Several top players in Obama’s Education Department who shaped the administration’s policies came either straight from the Gates Foundation in 2009 or from organizations that received heavy funding from the foundation.

Before becoming education secretary in 2009, Arne Duncan was chief executive of the Chicago Public Schools, which received $20 million from Gates to break up several large high schools and create smaller versions, a move aimed at stemming the dropout rate.

This is not new, of course. In Chicago, for instance, the public schools system has been shaped throughout its entire history by tensions between capital, labor, and bureaucracy. As the types of industry and management practices in big business have evolved, they've been translated to new educational models. Remember SUPES, the principal-training program that led to Barbara Byrd-Bennett's ouster? That organization got seed money from the Chicago Public Education Fund, "its board loaded with wealthy friends and donors to both Rahm Emanuel and Rauner, and also with advocates of charter schools and Teach For America."

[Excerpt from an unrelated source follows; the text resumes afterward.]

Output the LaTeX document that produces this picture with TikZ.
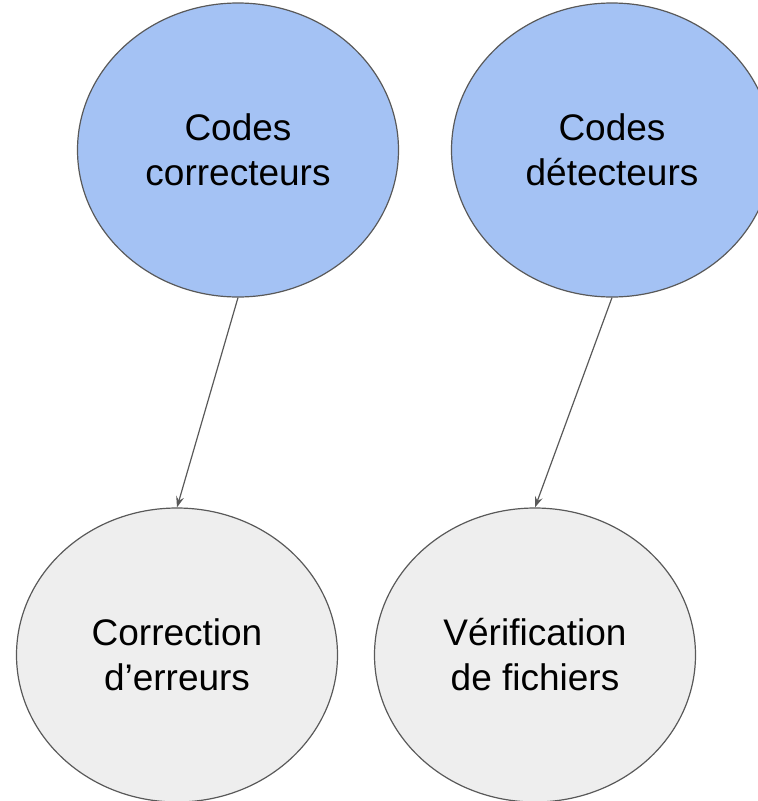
\documentclass[tikz,border=0pt]{standalone}
\usepackage{fontspec}
\setmainfont{Liberation Sans}
\usetikzlibrary{shapes.geometric,arrows.meta}
\definecolor{blueFill}{HTML}{A4C2F4}
\definecolor{grayFill}{HTML}{EEEEEE}
\definecolor{lineGray}{HTML}{595959}
\tikzset{
  bubble/.style={ellipse, draw=lineGray, line width=1.2pt, minimum width=321pt, minimum height=294pt, inner sep=0pt, align=center, font=\fontsize{37}{45}\selectfont},
  bluebubble/.style={bubble, fill=blueFill},
  graybubble/.style={bubble, fill=grayFill},
  link/.style={draw=lineGray, line width=1.2pt, -{Stealth[length=11pt,width=8pt,inset=4pt]}}
}
\begin{document}
\begin{tikzpicture}[x=1pt,y=-1pt]
\useasboundingbox (0,0) rectangle (758,801);
\node[bluebubble] (cc) at (238,150) {Codes\\correcteurs};
\node[bluebubble] (cd) at (612,150) {Codes\\détecteurs};
\node[graybubble] (ce) at (177,655) {Correction\\d’erreurs};
\node[graybubble] (vf) at (535,655) {Vérification\\de fichiers};
\draw[link] (cc.south) -- (ce.north);
\draw[link] (cd.south) -- (vf.north);
\end{tikzpicture}
\end{document}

As usual, there isn't much new under the sun. But the rich are richer right now than at any point since the 1920s. And as Northwestern's Benjamin Page has shown, working with Princeton's Martin Gilens on a study of Chicago's elite, their policy preferences differ from those of the masses in important ways. One relevant finding is elite preferences on public education: "A very large majority (93%) favor the idea of charter schools, 'operating under a charter or contract that frees them from many of the state regulations imposed on public schools and permits them to operate independently.'” And the elite are more likely to get their way than everyone else.

What do they want? Page and Gilens found that they tend to be more economically conservative than the public as a whole:

[W]ealthy Americans are much less willing than others to provide broad educational opportunities… less willing to pay more taxes in order to provide health coverage for everyone… they express concern about economic inequality and favor somewhat more egalitarian wages than they perceive as presently existing, but—to a much greater extent than the general public—the wealthy oppose government action to redistribute income or wealth.

Which, in a time of greater government austerity, gives the wealthy even greater leverage in using philanthropy to effect public policy, as the actions of Rauner, Gates, Zuckerberg, and others have shown. As opposed to the opposite scenario, where much higher taxes would give the public greater control over how that money is spent for the public good, as was the case for much of the 20th century.

But that's not where we're at: "Nonprofit groups in the United States play a disproportionately large role in public life, in part because American tax laws make it attractive for the rich to donate," writes Jeff Guo in the Washington Post. "Much of their wealth could otherwise be captured by capital gains and estate taxes."

It's also not where other first-world countries are at. As German multimillionaire Peter Kramer put it bluntly to Der Spiegel, "Would I rather donate or pay taxes? The donors are taking the place of the state. That's unacceptable."

So why are people looking the giant Zuckerberg gift horse in the mouth? For fear it's a Trojan horse, too.